Importantly, this marks the first application of Hyundai Mobis’s motion sickness reduction technology in the broader mobility sector beyond conventional vehicles. Its introduction is anticipated to expand into defense, maritime, and aviation transportation. Motion sickness generally occurs when there is a discrepancy between what the eyes see and what the body feels regarding movement direction for example, looking sideways in a moving vehicle while the body senses forward motion. This is also why seats facing the opposite direction on a train are less preferred. Hyundai Mobis’ motion sickness reduction technology integrates autonomous driving with passenger cognitive technologies. Especially the latter involves real-time monitoring of posture, heart rate, and brainwaves using sensors. Based on this biometric data, simulating the senses of sight, hearing, smell, and touch can minimize motion sickness. Hyundai Mobis confirmed that this technology can prevent motion sickness by up to 70% and reduce the symptoms by 40%.
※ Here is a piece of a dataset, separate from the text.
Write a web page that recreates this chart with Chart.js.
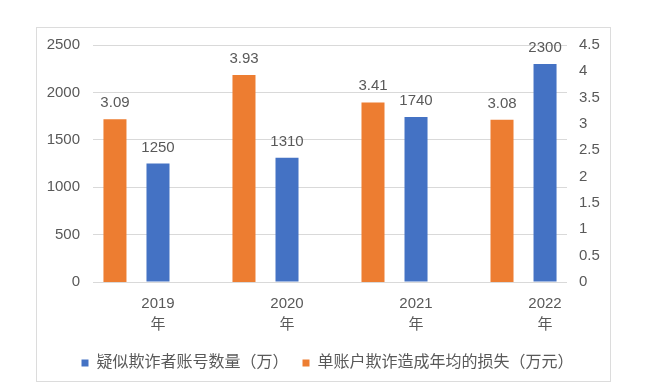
<!DOCTYPE html>
<html>
<head>
<meta charset="utf-8">
<script src="https://cdn.jsdelivr.net/npm/chart.js@4"></script>
<style>
	body { margin: 0; background: #fff; }
	#box {
		position: absolute; left: 36px; top: 27px;
		width: 575px; height: 355px;
		border: 1px solid #dcdcdc; box-sizing: border-box;
	}
</style>
</head>
<body>
<div id="box"><canvas id="fraud_chart"></canvas></div>
<script>
var years = ['2019年', '2020年', '2021年', '2022年'];
var accountCount = [1250, 1310, 1740, 2300];   // 万
var avgLoss = [3.09, 3.93, 3.41, 3.08];        // 万元
var leftTicks = [0, 500, 1000, 1500, 2000, 2500];
var rightTicks = [0, 0.5, 1, 1.5, 2, 2.5, 3, 3.5, 4, 4.5];

var FONT = "'Liberation Sans', 'Noto Sans CJK SC', sans-serif";
var TEXT_COLOR = '#595959';

Chart.defaults.font.family = FONT;
Chart.defaults.font.size = 15;
Chart.defaults.color = TEXT_COLOR;

/* value labels over the bars */
var barValueLabels = {
	id: 'barValueLabels',
	afterDatasetsDraw: function (chart) {
		var ctx = chart.ctx;
		ctx.save();
		ctx.font = '15px ' + FONT;
		ctx.fillStyle = TEXT_COLOR;
		ctx.textAlign = 'center';
		ctx.textBaseline = 'alphabetic';
		chart.data.datasets.forEach(function (ds, di) {
			var meta = chart.getDatasetMeta(di);
			meta.data.forEach(function (bar, i) {
				var v = ds.data[i].y;
				var txt = di === 0 ? v.toFixed(2) : String(v);
				ctx.fillText(txt, bar.x, bar.y - 12);
			});
		});
		ctx.restore();
	}
};

function toPoints(arr) {
	return arr.map(function (v, i) { return { x: i, y: v }; });
}

function noAxisPadding(scale) {
	scale.paddingTop = 0;
	scale.paddingBottom = 0;
}

const fraud_chart = document.getElementById('fraud_chart');

var FraudChart = new Chart(fraud_chart, {
	type: 'bar',
	data: {
		datasets: [{
			label: '单账户欺诈造成年均的损失（万元）',
			data: toPoints(avgLoss),
			yAxisID: 'y1',
			backgroundColor: '#ED7D31',
			categoryPercentage: 0.667,
			barPercentage: 0.535
		}, {
			label: '疑似欺诈者账号数量（万）',
			data: toPoints(accountCount),
			yAxisID: 'y',
			backgroundColor: '#4472C4',
			categoryPercentage: 0.667,
			barPercentage: 0.535
		}]
	},
	options: {
		responsive: true,
		maintainAspectRatio: false,
		animation: false,
		layout: {
			padding: { top: 17, right: 0, bottom: 0, left: 8 }
		},
		scales: {
			x: {
				type: 'linear',
				offset: false,
				min: -0.337,
				max: 3.337,
				grid: { display: false, drawTicks: false, offset: false },
				border: { display: false },
				afterBuildTicks: function (scale) {
					scale.ticks = years.map(function (y, i) { return { value: i }; });
				},
				afterFit: function (scale) { scale.height = 59; },
				ticks: {
					autoSkip: false,
					maxRotation: 0,
					padding: 11,
					labelOffset: 21.5,
					font: { size: 15, lineHeight: 1.4 },
					callback: function (value) {
						var t = years[value];
						return t ? [t.slice(0, 4), t.slice(4)] : '';
					}
				}
			},
			y: {
				position: 'left',
				min: 0,
				max: 2500,
				afterBuildTicks: function (scale) {
					scale.ticks = leftTicks.map(function (v) { return { value: v }; });
				},
				afterFit: function (scale) { scale.width = 48; noAxisPadding(scale); },
				grid: { color: '#d9d9d9', drawTicks: false },
				border: { display: false },
				ticks: {
					padding: 13,
					callback: function (value) { return String(value); }
				}
			},
			y1: {
				position: 'right',
				min: 0,
				max: 4.5,
				afterBuildTicks: function (scale) {
					scale.ticks = rightTicks.map(function (v) { return { value: v }; });
				},
				afterFit: function (scale) { scale.width = 43; noAxisPadding(scale); },
				grid: { display: false, drawTicks: false },
				border: { display: false },
				ticks: {
					padding: 12,
					callback: function (value) { return String(value); }
				}
			}
		},
		plugins: {
			legend: {
				position: 'bottom',
				reverse: true,
				labels: {
					boxWidth: 7,
					boxHeight: 7,
					padding: 14,
					font: { size: 16 }
				}
			},
			tooltip: { enabled: false }
		}
	},
	plugins: [barValueLabels]
});
</script>
</body>
</html>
Hyundai Mobis will provide the Marine Corps with an integrated motion sickness reduction solution tailored for harsh environments, combining hardware and software. The solution includes movement-analysis sensors, environmental perception sensors, and control solutions. It also features displays allowing passengers to easily view travel information (visual) and climate control modules that stabilize passengers with cool air (tactile). Hyundai Mobis plans to operate this technology in amphibious assault vehicles and, in collaboration with the Marine Corps, gather key data by the first half of next year. The company aims to deploy it in combat training and systematically analyze motion sickness-inducing factors to enhance the technology’s efficacy.